Комобыватель, по горькому замечанию Филатова, «выучился читать газеты… стал работать в аппарате и профсоюзе, но обладает отменной способностью «опошлять всё, к чему рука прикоснется»». Другой автор сборника дополняет эту характеристику указанием на то, что «комобыватель» склонен рассказывать анекдоты («абсцесс», «безобразнейший гнойник»).
Революционная интеллигенция была уверена, что частная жизнь отвлекает от революционной борьбы, препятствует концентрации сил и внимания на великих целях. Соответственно частные интересы, которые невозможно было искоренить, осуждались. Их надо было стыдиться. Их надо было скрывать как нечто неприличное. Власть и официальное общество уделяли бытовой стороне жизни демонстративно мало внимания. Но чем меньше занимались бытом, тем больше было бытовых проблем и тем больше внимания и сил они отнимали у людей. В результате, несмотря на все идеологические установки, быт всё больше выходил на передний план.

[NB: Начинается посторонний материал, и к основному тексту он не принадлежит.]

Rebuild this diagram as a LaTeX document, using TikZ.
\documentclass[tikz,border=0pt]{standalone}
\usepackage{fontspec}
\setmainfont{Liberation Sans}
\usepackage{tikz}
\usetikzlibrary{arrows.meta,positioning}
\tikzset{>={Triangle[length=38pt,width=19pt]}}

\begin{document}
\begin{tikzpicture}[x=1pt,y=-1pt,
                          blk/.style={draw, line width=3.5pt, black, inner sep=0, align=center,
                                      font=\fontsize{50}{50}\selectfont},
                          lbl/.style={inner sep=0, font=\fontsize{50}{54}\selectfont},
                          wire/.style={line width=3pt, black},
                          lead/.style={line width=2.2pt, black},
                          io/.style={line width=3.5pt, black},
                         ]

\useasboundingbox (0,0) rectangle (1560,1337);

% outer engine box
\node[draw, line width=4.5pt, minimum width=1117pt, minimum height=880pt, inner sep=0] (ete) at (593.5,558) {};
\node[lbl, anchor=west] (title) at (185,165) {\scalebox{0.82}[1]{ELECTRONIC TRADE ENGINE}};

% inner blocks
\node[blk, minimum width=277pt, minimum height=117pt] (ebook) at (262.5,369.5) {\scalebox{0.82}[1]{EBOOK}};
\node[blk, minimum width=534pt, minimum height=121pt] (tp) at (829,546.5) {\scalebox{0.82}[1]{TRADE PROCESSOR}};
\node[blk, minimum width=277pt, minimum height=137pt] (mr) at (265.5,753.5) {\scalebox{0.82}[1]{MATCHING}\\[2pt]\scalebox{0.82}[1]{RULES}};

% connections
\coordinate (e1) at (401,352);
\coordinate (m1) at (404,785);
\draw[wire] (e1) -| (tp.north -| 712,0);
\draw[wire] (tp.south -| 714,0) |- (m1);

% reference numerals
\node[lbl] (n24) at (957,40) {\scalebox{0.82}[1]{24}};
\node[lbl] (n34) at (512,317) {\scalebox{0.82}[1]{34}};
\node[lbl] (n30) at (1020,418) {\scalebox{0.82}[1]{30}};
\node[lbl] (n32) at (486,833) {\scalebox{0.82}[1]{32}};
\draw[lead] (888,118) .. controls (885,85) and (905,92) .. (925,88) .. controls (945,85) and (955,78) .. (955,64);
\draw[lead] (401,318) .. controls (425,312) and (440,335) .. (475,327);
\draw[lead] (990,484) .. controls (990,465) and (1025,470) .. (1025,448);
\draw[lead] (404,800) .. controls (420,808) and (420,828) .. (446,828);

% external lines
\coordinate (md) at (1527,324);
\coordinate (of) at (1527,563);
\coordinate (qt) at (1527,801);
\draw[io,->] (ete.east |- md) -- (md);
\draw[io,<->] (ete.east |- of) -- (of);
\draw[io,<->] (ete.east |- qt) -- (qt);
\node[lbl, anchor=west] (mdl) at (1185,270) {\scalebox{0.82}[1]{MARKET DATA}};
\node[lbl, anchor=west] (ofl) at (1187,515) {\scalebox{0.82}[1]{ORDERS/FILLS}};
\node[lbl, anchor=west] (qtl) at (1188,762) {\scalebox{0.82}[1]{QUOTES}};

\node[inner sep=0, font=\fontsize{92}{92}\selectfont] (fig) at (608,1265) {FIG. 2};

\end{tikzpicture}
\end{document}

Если в раннюю советскую эпоху неустроенность быта воспринималась как некая жертва, которую люди приносят ради будущего, а в 60-е годы интеллигенция стремилась к «безбытности», то к концу 70-х нерешенные проблемы бытовой жизни в СССР предъявлялись властям как аргумент, доказывающий несостоятельность системы. В эти годы Андрей Синявский в книге «Основы советской цивилизации» уже мог с достаточным основанием сказать: «Поражает утрированная мелочность советского быта. Ведь сфера большого предпринимательства и, так сказать, больших страстей в социалистическом мире чрезвычайно сужена, а то и поставлена вне закона, запрещена. Потому страсти кипят на самом низком, бытовом уровне…»
Победу в конечном счете одержал мещанин. «Комобыватель», уличаемый и обличаемый публицистами, критикуемый теоретиками и осмеиваемый писателями, понемногу торжествовал, отвоевывая у интеллигента одну позицию за другой. И в конечном итоге той же мещанско-потребительской идеологией прониклась, хоть и не признавая того, сама же интеллигенция.
С этого момента ей уже не нужны были воспоминания о революции и коммунистические идеалы.